* **AIM OF THE TASK**
Every line of the listing must be reproduced as it stands. Leave the images behind.

::::

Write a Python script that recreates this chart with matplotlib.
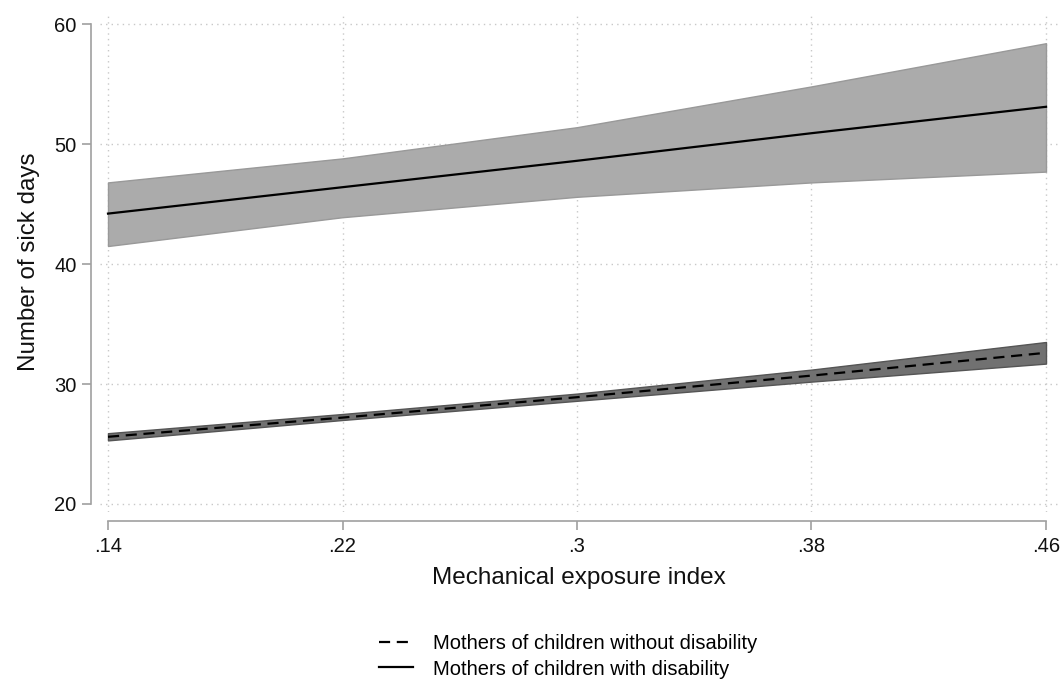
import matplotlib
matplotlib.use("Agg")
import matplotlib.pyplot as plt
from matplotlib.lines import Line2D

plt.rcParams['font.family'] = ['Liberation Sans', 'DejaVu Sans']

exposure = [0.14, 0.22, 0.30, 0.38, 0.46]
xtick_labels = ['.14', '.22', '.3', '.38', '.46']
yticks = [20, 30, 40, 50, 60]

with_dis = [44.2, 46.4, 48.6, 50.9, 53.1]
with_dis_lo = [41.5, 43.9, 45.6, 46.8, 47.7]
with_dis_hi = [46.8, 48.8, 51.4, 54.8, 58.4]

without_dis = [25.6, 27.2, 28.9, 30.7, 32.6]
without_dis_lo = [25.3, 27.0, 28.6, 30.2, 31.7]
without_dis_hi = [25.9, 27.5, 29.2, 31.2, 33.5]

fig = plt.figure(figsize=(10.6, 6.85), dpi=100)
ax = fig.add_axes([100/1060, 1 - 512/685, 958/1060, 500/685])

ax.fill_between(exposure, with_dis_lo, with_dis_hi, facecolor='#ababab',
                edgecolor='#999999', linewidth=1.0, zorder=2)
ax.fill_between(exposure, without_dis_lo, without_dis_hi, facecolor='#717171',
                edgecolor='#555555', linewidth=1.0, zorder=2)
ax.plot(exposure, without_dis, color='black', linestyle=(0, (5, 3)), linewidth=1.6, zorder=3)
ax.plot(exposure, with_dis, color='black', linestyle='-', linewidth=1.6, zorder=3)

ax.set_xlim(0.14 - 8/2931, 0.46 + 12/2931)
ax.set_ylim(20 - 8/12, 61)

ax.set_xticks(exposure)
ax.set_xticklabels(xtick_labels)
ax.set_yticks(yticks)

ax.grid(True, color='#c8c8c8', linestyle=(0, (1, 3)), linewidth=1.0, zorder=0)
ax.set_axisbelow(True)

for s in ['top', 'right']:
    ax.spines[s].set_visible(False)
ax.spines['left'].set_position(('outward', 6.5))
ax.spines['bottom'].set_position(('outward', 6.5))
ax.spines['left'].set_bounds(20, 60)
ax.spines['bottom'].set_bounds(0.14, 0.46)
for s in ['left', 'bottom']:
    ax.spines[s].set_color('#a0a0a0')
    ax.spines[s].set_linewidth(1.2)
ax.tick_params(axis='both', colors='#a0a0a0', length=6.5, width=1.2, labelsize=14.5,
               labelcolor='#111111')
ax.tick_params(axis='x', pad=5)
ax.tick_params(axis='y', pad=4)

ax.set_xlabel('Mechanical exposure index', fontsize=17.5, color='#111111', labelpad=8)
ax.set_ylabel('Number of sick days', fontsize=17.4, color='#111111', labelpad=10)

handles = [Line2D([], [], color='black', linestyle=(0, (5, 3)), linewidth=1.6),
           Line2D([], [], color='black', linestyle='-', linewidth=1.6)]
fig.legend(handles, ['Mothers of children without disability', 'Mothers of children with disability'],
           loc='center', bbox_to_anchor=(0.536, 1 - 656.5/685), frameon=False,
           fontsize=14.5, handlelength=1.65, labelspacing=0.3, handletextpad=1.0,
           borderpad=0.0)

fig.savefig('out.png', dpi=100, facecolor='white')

::::

* **RESPONSE TO THIS EXERCISE**
Write a Python script that recreates this chart with matplotlib.
import matplotlib
matplotlib.use("Agg")
import matplotlib.pyplot as plt
from matplotlib.lines import Line2D

plt.rcParams['font.family'] = ['Liberation Sans', 'DejaVu Sans']

exposure = [0.14, 0.22, 0.30, 0.38, 0.46]
xtick_labels = ['.14', '.22', '.3', '.38', '.46']
yticks = [20, 30, 40, 50, 60]

with_dis = [44.2, 46.4, 48.6, 50.9, 53.1]
with_dis_lo = [41.5, 43.9, 45.6, 46.8, 47.7]
with_dis_hi = [46.8, 48.8, 51.4, 54.8, 58.4]

without_dis = [25.6, 27.2, 28.9, 30.7, 32.6]
without_dis_lo = [25.3, 27.0, 28.6, 30.2, 31.7]
without_dis_hi = [25.9, 27.5, 29.2, 31.2, 33.5]

fig = plt.figure(figsize=(10.6, 6.85), dpi=100)
ax = fig.add_axes([100/1060, 1 - 512/685, 958/1060, 500/685])

ax.fill_between(exposure, with_dis_lo, with_dis_hi, facecolor='#ababab',
                edgecolor='#999999', linewidth=1.0, zorder=2)
ax.fill_between(exposure, without_dis_lo, without_dis_hi, facecolor='#717171',
                edgecolor='#555555', linewidth=1.0, zorder=2)
ax.plot(exposure, without_dis, color='black', linestyle=(0, (5, 3)), linewidth=1.6, zorder=3)
ax.plot(exposure, with_dis, color='black', linestyle='-', linewidth=1.6, zorder=3)

ax.set_xlim(0.14 - 8/2931, 0.46 + 12/2931)
ax.set_ylim(20 - 8/12, 61)

ax.set_xticks(exposure)
ax.set_xticklabels(xtick_labels)
ax.set_yticks(yticks)

ax.grid(True, color='#c8c8c8', linestyle=(0, (1, 3)), linewidth=1.0, zorder=0)
ax.set_axisbelow(True)

for s in ['top', 'right']:
    ax.spines[s].set_visible(False)
ax.spines['left'].set_position(('outward', 6.5))
ax.spines['bottom'].set_position(('outward', 6.5))
ax.spines['left'].set_bounds(20, 60)
ax.spines['bottom'].set_bounds(0.14, 0.46)
for s in ['left', 'bottom']:
    ax.spines[s].set_color('#a0a0a0')
    ax.spines[s].set_linewidth(1.2)
ax.tick_params(axis='both', colors='#a0a0a0', length=6.5, width=1.2, labelsize=14.5,
               labelcolor='#111111')
ax.tick_params(axis='x', pad=5)
ax.tick_params(axis='y', pad=4)

ax.set_xlabel('Mechanical exposure index', fontsize=17.5, color='#111111', labelpad=8)
ax.set_ylabel('Number of sick days', fontsize=17.4, color='#111111', labelpad=10)

handles = [Line2D([], [], color='black', linestyle=(0, (5, 3)), linewidth=1.6),
           Line2D([], [], color='black', linestyle='-', linewidth=1.6)]
fig.legend(handles, ['Mothers of children without disability', 'Mothers of children with disability'],
           loc='center', bbox_to_anchor=(0.536, 1 - 656.5/685), frameon=False,
           fontsize=14.5, handlelength=1.65, labelspacing=0.3, handletextpad=1.0,
           borderpad=0.0)

fig.savefig('out.png', dpi=100, facecolor='white')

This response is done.